More than two hundred people crowded a community room in the Great Neck Library for a heroin and opioids addiction forum on Wednesday, searching for answers about the epidemic and what they can do to stop it.

Organizers had described the event as both a reactive and precautionary measure, aiming to educate teens, parents and others in the area about drug abuse, how to recognize it, and what actions they could take to fight it. The forum also took on adjacent topics like gateway drugs, vaping and mental health, noting that they often are connected.

“We’re hoping tonight is the start of a re-energized community conversation about drug addiction and mental health,” Jackie Harounian, a member of North Shore Action and the forum’s moderator, told the crowded room.

Present at the forum were Cathy Samuels of CASA Manhasset, a group fighting substance abuse, Maria Elisa Cuadra, the CEO of Great Neck-based COPAY Inc., which treats drug abuse, Amanda Cioffi from the Long Island Council on Alcoholism and Drug Dependence, Detective Pamela Stark of the Nassau County Police Task Force on Opioids, and Zachary Goldfarb, an EMT from Vigilant Fire Company.

Also attending were administrators, police officers, mayors, town board members and public officials like state Sen. Elaine Phillips, a member of the state Senate Task Force on Heroin and Opioid Addiction who said drug addiction has no boundaries.

“Drug addiction has no age, no socio-economic designation, no race,” Phillips said. “It has nothing.”

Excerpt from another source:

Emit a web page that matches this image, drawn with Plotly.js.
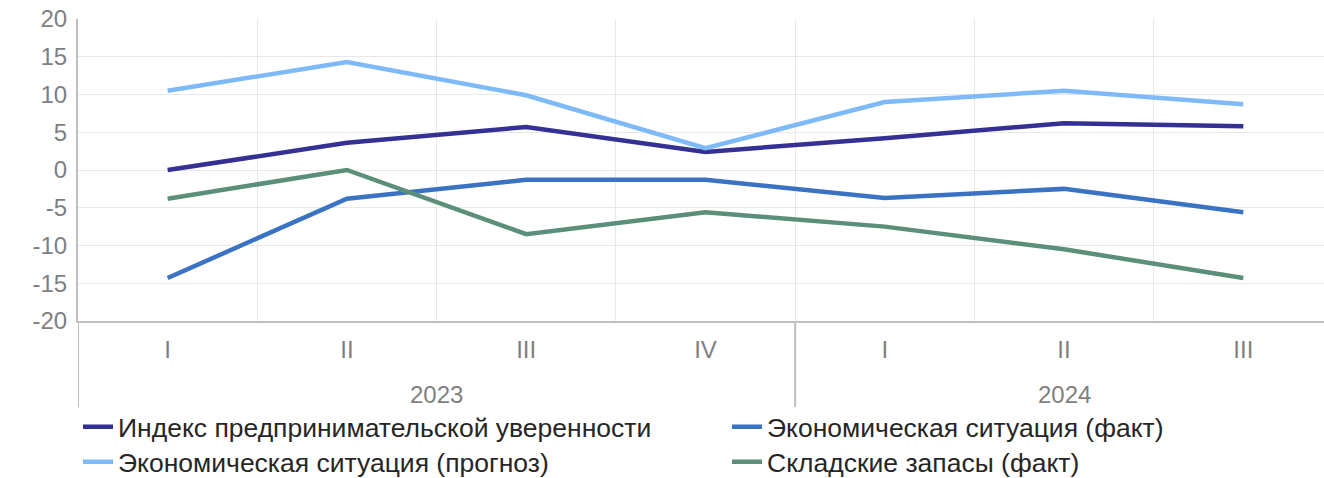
<!DOCTYPE html>
<html>
<head>
<meta charset="utf-8">
<script src="https://cdn.plot.ly/plotly-3.0.1.min.js"></script>
<style>html,body{margin:0;padding:0;background:#fff;}#chart{width:1324px;height:478px;}</style>
</head>
<body>
<div id="chart"></div>
<script>
const years = ["2023","2023","2023","2023","2024","2024","2024"];
const quarters = ["I","II","III","IV","I","II","III"];

const seriesNames = [
  "Индекс предпринимательской уверенности",
  "Экономическая ситуация (факт)",
  "Экономическая ситуация (прогноз)",
  "Складские запасы (факт)"
];
const confidenceIndex = [0, 3.6, 5.7, 2.4, 4.2, 6.2, 5.8];
const econFact = [-14.3, -3.8, -1.3, -1.3, -3.7, -2.5, -5.6];
const econForecast = [10.5, 14.3, 9.9, 2.9, 9.0, 10.5, 8.7];
const inventoryFact = [-3.8, 0, -8.5, -5.6, -7.5, -10.5, -14.3];

const yTickValues = [-20, -15, -10, -5, 0, 5, 10, 15, 20];
const yTickLabels = ["-20", "-15", "-10", "-5", "0", "5", "10", "15", "20"];

const colors = ["#343094", "#3a72c4", "#7dbaf7", "#5b8f7a"];
const values = [confidenceIndex, econFact, econForecast, inventoryFact];
const legendIds = ["legend", "legend2", "legend3", "legend4"];

const xIdx = quarters.map((_, i) => i);

const traces = values.map((v, i) => ({
  type: "scatter",
  mode: "lines",
  x: xIdx,
  y: v,
  name: seriesNames[i],
  legend: legendIds[i],
  line: {color: colors[i], width: 4.5},
  hoverinfo: "skip"
}));

// year groups: centres and boundaries derived from the years array
const groups = [];
years.forEach((y, i) => {
  const g = groups.find(o => o.year === y);
  if (g) g.last = i; else groups.push({year: y, first: i, last: i});
});

const font = "Liberation Sans, Arial, sans-serif";
const grey = "#7f7f7f";
const axisGrey = "#bfbfbf";
const gridGrey = "#e8e8e8";

const annotations = groups.map(g => ({
  xref: "x", yref: "paper",
  x: (g.first + g.last) / 2, y: -0.245,
  yanchor: "middle", xanchor: "center",
  text: g.year, showarrow: false,
  font: {family: font, size: 24, color: grey}
}));

const shapes = groups.map(g => ({
  type: "line", xref: "x", yref: "paper",
  x0: g.first - 0.5, x1: g.first - 0.5, y0: 0, y1: -0.285,
  line: {color: axisGrey, width: 2},
  layer: "above"
}));

function legendAt(px, py) {
  return {
    orientation: "h",
    xref: "container", yref: "container",
    xanchor: "left", yanchor: "middle",
    x: px / 1324, y: 1 - py / 478,
    font: {family: font, size: 26.5, color: "#262626"},
    bgcolor: "rgba(0,0,0,0)",
    itemclick: false, itemdoubleclick: false
  };
}

const layout = {
  width: 1324,
  height: 478,
  margin: {l: 78, r: 0, t: 19, b: 157},
  paper_bgcolor: "#ffffff",
  plot_bgcolor: "#ffffff",
  font: {family: font, size: 24, color: grey},
  showlegend: true,
  xaxis: {
    type: "linear",
    range: [-0.5, 6.45],
    tickmode: "array",
    tickvals: xIdx,
    ticktext: quarters,
    showgrid: false,
    minor: {
      tickmode: "array",
      tickvals: xIdx.map(i => i - 0.5).concat([xIdx.length - 0.5]),
      showgrid: true,
      gridcolor: gridGrey,
      gridwidth: 1,
      ticks: ""
    },
    showline: true,
    linecolor: axisGrey,
    linewidth: 2,
    ticks: "",
    ticklabelstandoff: 6,
    tickfont: {family: font, size: 24, color: grey},
    zeroline: false,
    fixedrange: true
  },
  yaxis: {
    range: [-20, 20],
    tickmode: "array",
    tickvals: yTickValues,
    ticktext: yTickLabels,
    showgrid: true,
    gridcolor: gridGrey,
    gridwidth: 1,
    zeroline: false,
    showline: true,
    linecolor: axisGrey,
    linewidth: 2,
    ticks: "",
    ticklabelstandoff: 4,
    tickfont: {family: font, size: 24, color: grey},
    fixedrange: true
  },
  legend: legendAt(78, 427),
  legend2: legendAt(727, 427),
  legend3: legendAt(78, 462),
  legend4: legendAt(727, 462),
  annotations: annotations,
  shapes: shapes
};

Plotly.newPlot("chart", traces, layout, {displayModeBar: false, staticPlot: true});
</script>
</body>
</html>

In an interview following the forum, Stark said that drug addiction killed 64,000 people in the country just last year and that the issue is not understated anymore. She also noted that while 75 percent of heroin users in 1960 started with heroin, in 2000 about 80 percent of heroin users started with prescription drugs.

“There’s not always a common denominator, but the prescription drugs have been very much involved,” Stark said.

“There has been a false sense of security on our streets that prescription drugs, the narcotics, were not addictive,” she added.

Dr. Shahnaz Malekan, a Great Neck-based psychiatrist and physician, said she attended the event because it focuses on a topic she studies. And while the forum “scratched the surface,” she said it covered all the basics and that parents would be left with an valuable lesson: the importance of education.

“I think we really need to educate our children and the parents on a regular basis about the risk factors for substance abuse,” Malekan said. “And most importantly, parents have to be role models for their children because children learn from their parents.”

Malekan added that another important comment came from Maria Elisa Cuadra of COPAY Inc., who said that parents should watch out for symptoms of mental illness, seek professional help if there’s a problem and know if there’s a family history of psychiatric disorders.

Rebecca Sassouni, the newly-elected president of SHAI and a board of education trustee, said she was impressed by the quality of speakers. She also noted that while there has been conversation going on about heroin and opioids, this forum will likely create even more.

“I thought that last night’s event was tremendous,” Sassouni, who brought her teenage children to the event, said on Thursday.